The sign reads: “Which imbecile from Barnsley Council decided to lower water levels in April?

“Great crested grebes have abandoned their nests.

“Pike and perch have spawned and their eggs are left high and dry.

“Swan mussels have been decimated.

“The spring season is breeding-spawning time - this work isn’t urgent and can wait until September.

“If we get a summer like last year it will be a disaster.”

Jon Finch, head of culture and visitor economy, added: “We’re making essential improvements to the reservoir at Worsbrough Mill Country Park.

“This includes repairs to the north and south banks of the reservoir, focusing on preserving the area for decades to come.

“The work is taking place throughout 2023 and is due to be completed by spring 2024.
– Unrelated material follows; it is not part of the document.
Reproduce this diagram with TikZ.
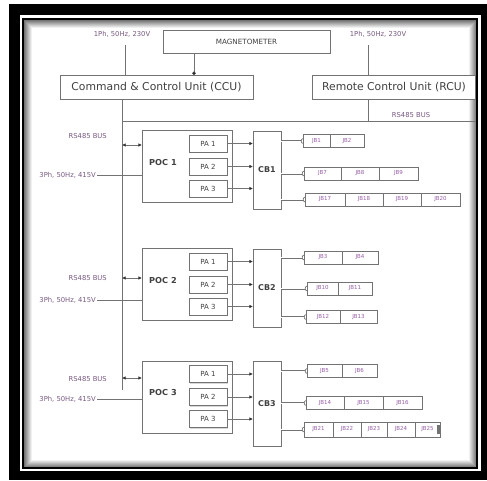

“There will be minimal disruption to visitors while the work is taking place, and all parts of the park will remain open, however, some sections may be barriered off for short periods or diversions put in place.

“We’re working with local people, volunteers, wildlife specialists and partners, including the Barnsley and District Amalgamated Angling Society, Wigfield Farm, the Environment Agency and contractors Balfour Beatty, throughout the project to make sure the work is carried out with the least amount of disruption possible and that the local wildlife and natural habitats are protected.

“We’ve started the work as soon as possible to protect local habitats and to make the area as safe as possible for visitors and people who use the reservoir.

“We invite people to come along to two events in early June, where you can hear more about the work and tell us your thoughts and ideas.

“We hope that visitors old and new will come and explore the beauty of the park.”